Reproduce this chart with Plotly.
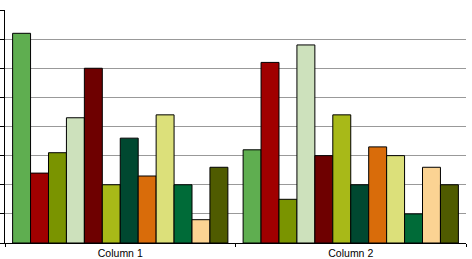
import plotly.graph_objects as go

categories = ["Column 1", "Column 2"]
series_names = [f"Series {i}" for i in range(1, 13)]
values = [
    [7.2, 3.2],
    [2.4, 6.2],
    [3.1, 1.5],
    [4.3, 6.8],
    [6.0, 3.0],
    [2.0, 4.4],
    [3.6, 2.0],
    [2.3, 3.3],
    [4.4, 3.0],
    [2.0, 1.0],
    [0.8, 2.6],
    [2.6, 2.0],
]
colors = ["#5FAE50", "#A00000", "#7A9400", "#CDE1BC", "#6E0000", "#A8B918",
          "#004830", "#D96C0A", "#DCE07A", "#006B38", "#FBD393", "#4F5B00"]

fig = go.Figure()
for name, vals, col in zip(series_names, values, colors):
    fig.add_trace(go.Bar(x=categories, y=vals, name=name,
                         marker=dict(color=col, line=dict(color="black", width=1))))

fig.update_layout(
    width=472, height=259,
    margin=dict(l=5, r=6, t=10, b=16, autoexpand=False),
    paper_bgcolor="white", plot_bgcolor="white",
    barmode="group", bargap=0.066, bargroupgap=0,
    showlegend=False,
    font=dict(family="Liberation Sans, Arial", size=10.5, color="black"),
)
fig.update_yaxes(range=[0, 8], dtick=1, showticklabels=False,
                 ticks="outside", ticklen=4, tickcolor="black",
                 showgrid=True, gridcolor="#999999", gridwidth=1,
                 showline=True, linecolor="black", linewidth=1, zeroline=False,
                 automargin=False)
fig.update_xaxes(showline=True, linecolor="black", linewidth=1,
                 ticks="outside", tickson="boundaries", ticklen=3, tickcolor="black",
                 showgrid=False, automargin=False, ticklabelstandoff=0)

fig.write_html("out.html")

● **The task**
In the copy, include no pictures; restate the listing above exactly.

● **Answer in full**
Reproduce this chart with Plotly.
import plotly.graph_objects as go

categories = ["Column 1", "Column 2"]
series_names = [f"Series {i}" for i in range(1, 13)]
values = [
    [7.2, 3.2],
    [2.4, 6.2],
    [3.1, 1.5],
    [4.3, 6.8],
    [6.0, 3.0],
    [2.0, 4.4],
    [3.6, 2.0],
    [2.3, 3.3],
    [4.4, 3.0],
    [2.0, 1.0],
    [0.8, 2.6],
    [2.6, 2.0],
]
colors = ["#5FAE50", "#A00000", "#7A9400", "#CDE1BC", "#6E0000", "#A8B918",
          "#004830", "#D96C0A", "#DCE07A", "#006B38", "#FBD393", "#4F5B00"]

fig = go.Figure()
for name, vals, col in zip(series_names, values, colors):
    fig.add_trace(go.Bar(x=categories, y=vals, name=name,
                         marker=dict(color=col, line=dict(color="black", width=1))))

fig.update_layout(
    width=472, height=259,
    margin=dict(l=5, r=6, t=10, b=16, autoexpand=False),
    paper_bgcolor="white", plot_bgcolor="white",
    barmode="group", bargap=0.066, bargroupgap=0,
    showlegend=False,
    font=dict(family="Liberation Sans, Arial", size=10.5, color="black"),
)
fig.update_yaxes(range=[0, 8], dtick=1, showticklabels=False,
                 ticks="outside", ticklen=4, tickcolor="black",
                 showgrid=True, gridcolor="#999999", gridwidth=1,
                 showline=True, linecolor="black", linewidth=1, zeroline=False,
                 automargin=False)
fig.update_xaxes(showline=True, linecolor="black", linewidth=1,
                 ticks="outside", tickson="boundaries", ticklen=3, tickcolor="black",
                 showgrid=False, automargin=False, ticklabelstandoff=0)

fig.write_html("out.html")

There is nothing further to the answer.